English musician and singer (1737–1824)

Anne or Ann Ford, or Ann Thicknesse (Mrs Philip Thicknesse, 22 February 1737 – 20 January 1824) was an 18th-century English musician and singer, famous in her time for a scandal that attended her struggle to perform in public.

==Life and music==
Ford was born on 22 February 1737 in London. Her father, who worked in the law courts, claimed to have spent hundreds of pounds on her education which included private lessons by the celebrated actor and singer Susanna Cibber and elocution lessons by Thomas Sheridan. She gained more education than most as she had a knowledge of five foreign languages and she played several fretted string instruments, including the lute-like English guitar and the viola da gamba, comparable to a modern cello. She performed with others giving Sunday concerts at her house, although her father, Thomas Ford, refused to allow her to perform publicly. She was a singer with a beautiful voice by her early twenties, but her earliest attempts to appear in public venues were unsuccessful; her father went so far as to have her arrested twice to prevent her escaping his control. Eventually she made a successful escape, and held her first public subscription concert on 18 March 1760. She would play the gamba with it lying on its side rather than playing it between her legs.
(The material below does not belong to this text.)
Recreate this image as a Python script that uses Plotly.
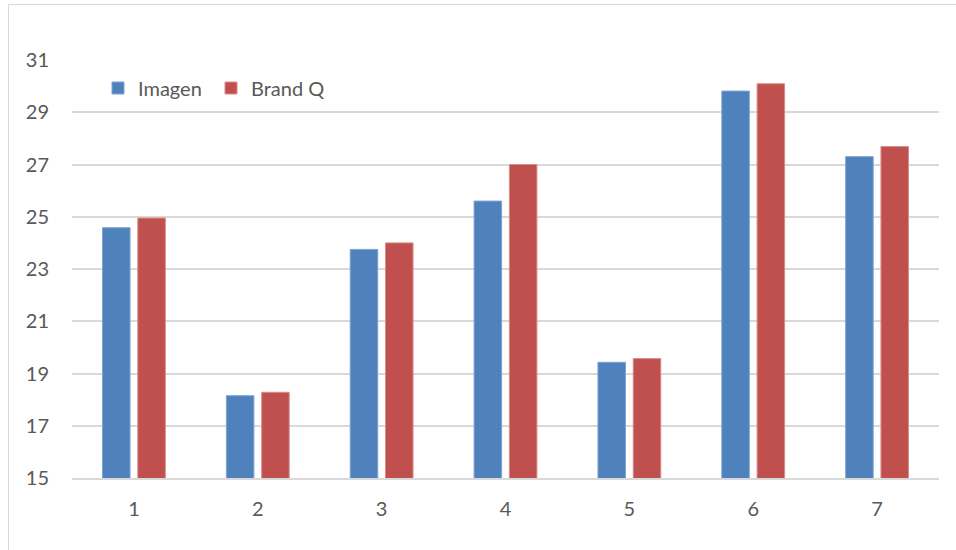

She performed a series of subsequent concerts, including daily performances from 24 October to 30 October of that year, although it was considered controversial for a woman to play the "masculine" viola da gamba, referred to at the time as the viol di gambo.

Ford gave a performance at Spring Gardens in 1761, "English airs", accompanying herself on the musical glasses. She also wrote a published work, Instructions for Playing on the Musical Glasses. The instrument was comparable to the glass harp of Richard Pockrich consisting of individual glass goblets tuned with water, and preceded the 1761 mechanized armonica (glass harmonica) invention of Benjamin Franklin and played by Marianne Davies.
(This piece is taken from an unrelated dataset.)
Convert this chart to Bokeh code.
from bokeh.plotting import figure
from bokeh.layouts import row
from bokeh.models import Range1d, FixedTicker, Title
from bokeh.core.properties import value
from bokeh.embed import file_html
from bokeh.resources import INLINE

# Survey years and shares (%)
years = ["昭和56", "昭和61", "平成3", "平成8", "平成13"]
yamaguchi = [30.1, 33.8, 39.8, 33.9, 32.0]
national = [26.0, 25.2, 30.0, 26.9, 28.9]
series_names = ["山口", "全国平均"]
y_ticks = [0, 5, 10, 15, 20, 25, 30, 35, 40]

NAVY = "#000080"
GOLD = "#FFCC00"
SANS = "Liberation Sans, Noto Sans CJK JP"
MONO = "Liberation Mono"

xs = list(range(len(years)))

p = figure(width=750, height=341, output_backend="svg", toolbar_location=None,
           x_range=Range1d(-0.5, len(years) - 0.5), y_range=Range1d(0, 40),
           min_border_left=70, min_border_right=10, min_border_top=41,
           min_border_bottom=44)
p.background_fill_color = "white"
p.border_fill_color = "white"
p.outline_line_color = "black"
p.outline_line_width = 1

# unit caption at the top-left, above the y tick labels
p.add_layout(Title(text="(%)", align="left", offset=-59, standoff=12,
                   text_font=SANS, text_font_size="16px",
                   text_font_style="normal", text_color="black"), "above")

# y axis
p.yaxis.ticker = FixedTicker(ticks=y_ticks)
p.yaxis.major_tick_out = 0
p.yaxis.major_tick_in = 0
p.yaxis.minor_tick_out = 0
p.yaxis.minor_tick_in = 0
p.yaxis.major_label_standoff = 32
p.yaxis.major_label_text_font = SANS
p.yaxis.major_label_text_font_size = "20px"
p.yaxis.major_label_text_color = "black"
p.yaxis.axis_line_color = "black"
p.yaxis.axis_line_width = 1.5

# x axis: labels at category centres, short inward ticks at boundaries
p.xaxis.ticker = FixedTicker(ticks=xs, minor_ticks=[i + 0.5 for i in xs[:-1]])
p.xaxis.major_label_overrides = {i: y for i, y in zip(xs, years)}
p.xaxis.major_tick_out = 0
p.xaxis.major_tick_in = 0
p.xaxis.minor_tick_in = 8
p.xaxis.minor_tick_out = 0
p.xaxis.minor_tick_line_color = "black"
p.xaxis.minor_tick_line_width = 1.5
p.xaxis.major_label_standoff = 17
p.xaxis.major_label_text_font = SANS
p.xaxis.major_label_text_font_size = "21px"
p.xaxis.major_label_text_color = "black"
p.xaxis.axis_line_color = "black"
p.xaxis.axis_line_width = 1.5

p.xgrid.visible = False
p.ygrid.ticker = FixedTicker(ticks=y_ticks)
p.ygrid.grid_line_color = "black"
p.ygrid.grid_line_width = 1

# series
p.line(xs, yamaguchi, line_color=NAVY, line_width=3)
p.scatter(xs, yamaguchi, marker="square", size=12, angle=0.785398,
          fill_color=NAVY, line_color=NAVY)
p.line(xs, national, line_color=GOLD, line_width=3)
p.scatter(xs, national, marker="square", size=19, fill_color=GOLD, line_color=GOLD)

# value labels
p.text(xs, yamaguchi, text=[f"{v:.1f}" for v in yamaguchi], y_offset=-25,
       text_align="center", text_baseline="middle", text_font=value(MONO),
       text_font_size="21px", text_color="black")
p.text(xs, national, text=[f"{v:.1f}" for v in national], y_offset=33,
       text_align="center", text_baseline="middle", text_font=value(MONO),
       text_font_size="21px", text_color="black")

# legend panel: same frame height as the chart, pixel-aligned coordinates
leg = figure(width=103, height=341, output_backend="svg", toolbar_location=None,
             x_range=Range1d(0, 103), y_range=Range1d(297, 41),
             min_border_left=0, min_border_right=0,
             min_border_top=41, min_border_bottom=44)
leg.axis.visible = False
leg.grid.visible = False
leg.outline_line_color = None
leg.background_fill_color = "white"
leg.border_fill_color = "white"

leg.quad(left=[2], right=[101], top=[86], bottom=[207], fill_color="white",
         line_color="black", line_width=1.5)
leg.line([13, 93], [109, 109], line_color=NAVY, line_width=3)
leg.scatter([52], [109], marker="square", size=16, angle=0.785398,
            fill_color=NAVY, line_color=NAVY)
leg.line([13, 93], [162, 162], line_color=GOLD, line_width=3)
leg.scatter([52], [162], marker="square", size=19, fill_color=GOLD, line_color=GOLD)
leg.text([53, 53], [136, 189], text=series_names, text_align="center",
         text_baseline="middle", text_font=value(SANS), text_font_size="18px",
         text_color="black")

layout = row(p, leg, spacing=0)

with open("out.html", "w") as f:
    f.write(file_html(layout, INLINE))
Ford's accomplishments risked being complicated by an infatuated lover, the Earl of Jersey, who offered her £800 a year to be his mistress. When she refused, Lord Jersey tried to sabotage her initial public concert, but she earned £15 from it nonetheless. In 1761, she published a pamphlet, A Letter from Miss F—d to a Person of Distinction, defending her position. This in turn provoked a pamphlet from the Earl, A Letter to Miss F–d. The brief pamphlet war between them differed in subject and tone from others conducted in that era.

==Later life==
On 27 September 1762, she became the third wife of Philip Thicknesse, thereby gaining higher social standing. They had a son who became Captain John Thicknesse RN (c. 1763–1846).

She and her husband were travelling to Italy in 1792, during the Reign of Terror in the French Revolution, when Thicknesse died suddenly in Boulogne. Anne was arrested as a foreigner and imprisoned. After the execution of Maximilien Robespierre in July 1794, she was released under a general pardon for all prisoners who could prove that they could earn their living; her profession stood her in good stead.

In 1800, Ford published an autobiographical roman à clef entitled The School for Fashion by Anne Thicknesse, which included many public figures of the day in thin disguise. She herself featured as Euterpe. She discussed issues including the choices facing a woman which included being a mistress. Her Euterpe not that moral issues were important - unless you were in the highest social class. This was one of the last "School for?" books and it was similar in content to the noted play "School for Scandal".

Her portrait was painted by Thomas Gainsborough in 1760. It was said to be un-ladylike because she had her legs crossed (like a man).